If a barrage of logic-bending plot twists, a handful of familiar actors, and pervasive woman-in-peril atmosphere are sufficient to hold your attention, then you’re the target audience for 1971’s A Taste of Evil, a distasteful but watchable telefilm starring two very different Barbaras, onetime Golden Age star Stanwyck and Peyton Place player Parkins. Rounding out the top-billed cast are Roddy McDowall, Arthur O’Connell, and William Windom, while the behind-the-scenes notables are prolific TV director John Llewellyn Moxey (whose career spanned 1955 to 1991) and writer Jimmy Sangster, best known for the entertainingly lurid Hammer horrors he wrote and/or directed. These folks’ assorted skillsets give A Taste of Evil a smidge more cinematic verve than the average telefilm, even though the picture is most assuredly schlock.

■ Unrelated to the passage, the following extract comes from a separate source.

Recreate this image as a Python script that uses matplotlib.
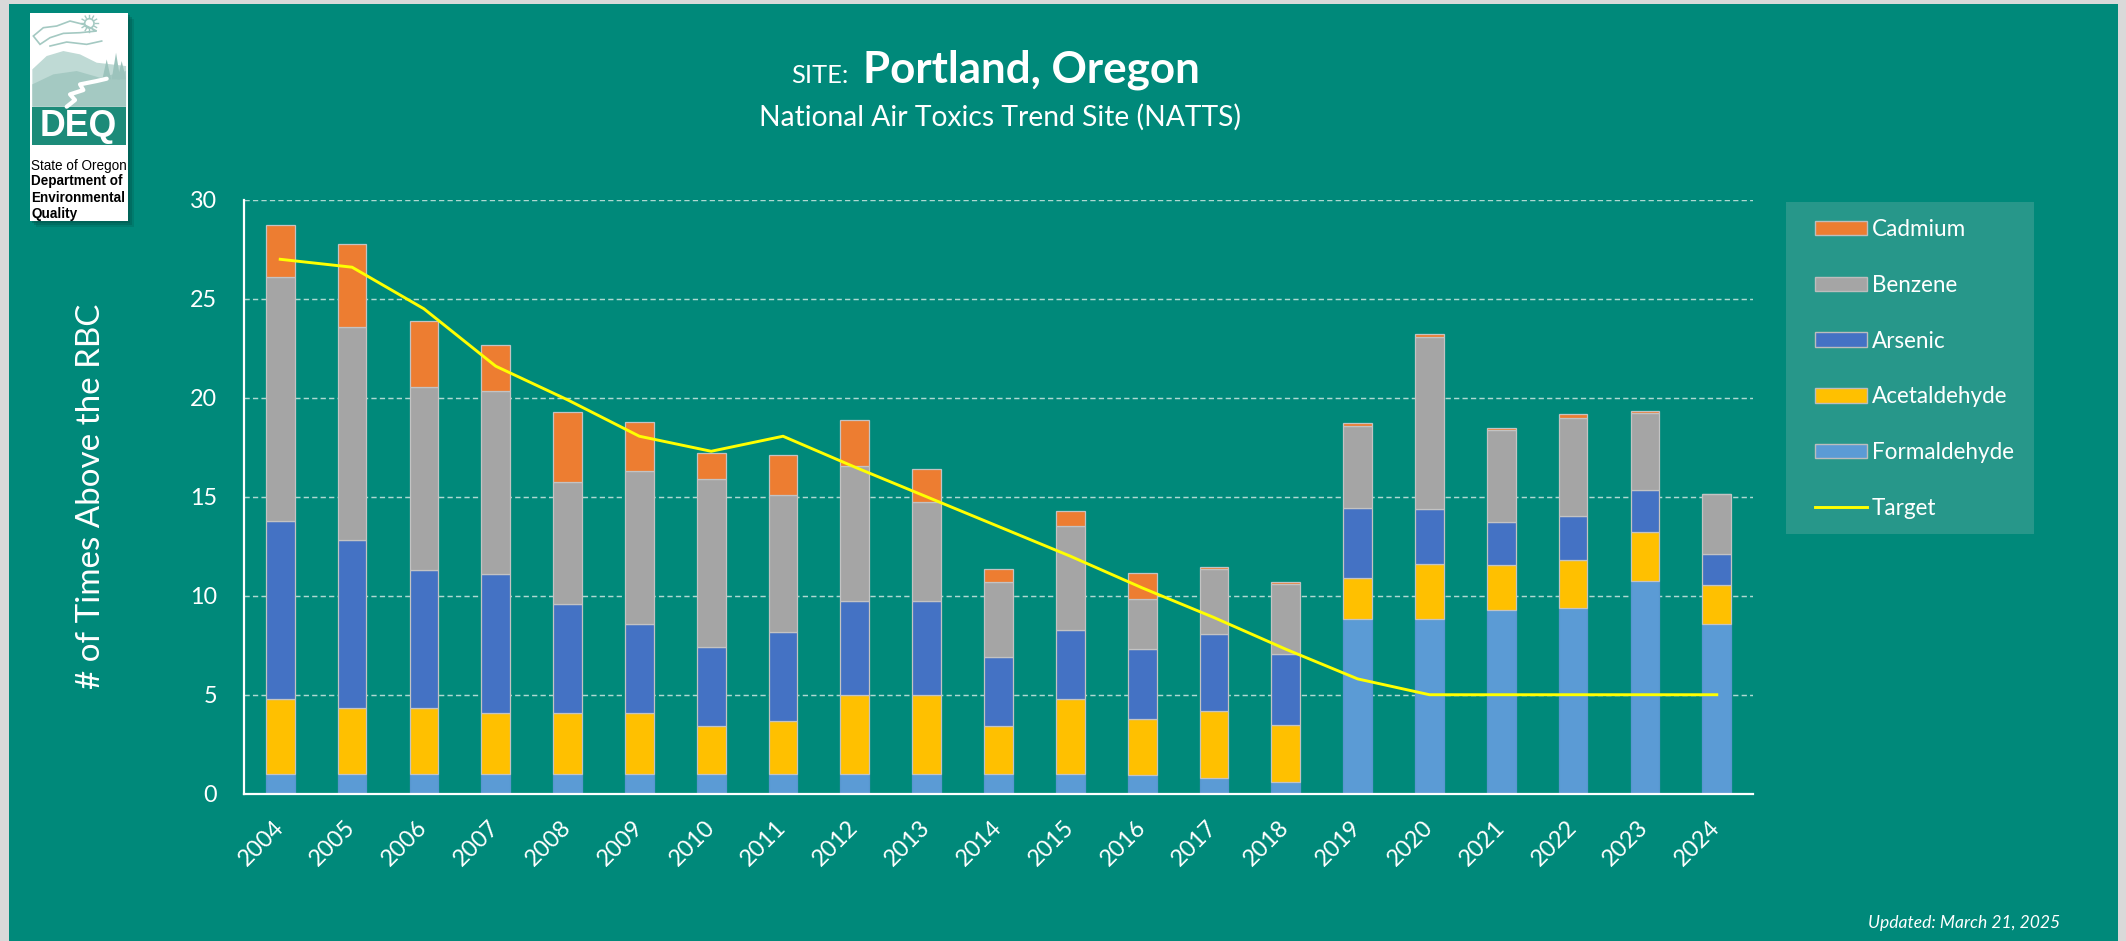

In a bleak prologue, a 13-year-old girl is sexually assaulted on a sprawling estate. Cut to a decade later, when the now-grown Susan (Parkins) returns home from an overseas mental institution. She’s welcomed by her mother, Miriam (Stanwyck); her alcoholic stepfather, Harold (Windom); and the family’s simple-minded groundskeeper, John (O’Connell). Susan endures several bizarre episodes, seemingly getting chased through woods, discovering a corpse that disappears in the time it takes Susan to get help, and so on. Enter Dr. Lomas (McDowall), whom the family hires to help Susan navigate trauma. Per the Hitchcockian-psychological-thriller playbook, viewers are tasked with guessing whether Susan is unwell or being gaslit—and, if the latter is the case, by whom. To Sangster’s credit, this brief telefilm juggles so many plot elements that it’s possible to overlook major clues, especially because some of the twists, once revealed, are ludicrous. (Incidentally, this was Sangster’s second pass on the same narrative—A Taste of Evil recycles a premise he originated for the 1961 Hammer production Scream of Fear.)
Stanwyck, ever the consummate professional, does her best to sell this hokum and therefore neither distinguishes nor embarrasses herself. Parkins’s take on PTSD is too glassy-eyed to register emotionally, so she’s more of a delivery device for Sangster’s yarn-spinning than a proper leading lady. And while the film largely squanders McDowall and Windom, O’Connell’s portrayal engenders a bit of empathy. Yet this is ultimately more of a writer’s piece than anything else, so it’s a shame Sangster didn’t bring his A-game; the characterizations are sketchy at best and much of the dialogue is clumsily expositional. Nonetheless, even though everything about A Taste of Evil will quickly evaporate from the viewer’s memory—save perhaps the queasy opening sequence—the flick is just cynical and nasty enough to provide a few kitschy kicks.
A Taste of Evil: FUNKY
2 comments:
One of the countless number of made-for_TV movies produced by Aaron Spelling for ABC from the late 60s to the late 80s.
He was so staggeringly prolific that every so often something respectable made it to the marketplace bearing his name.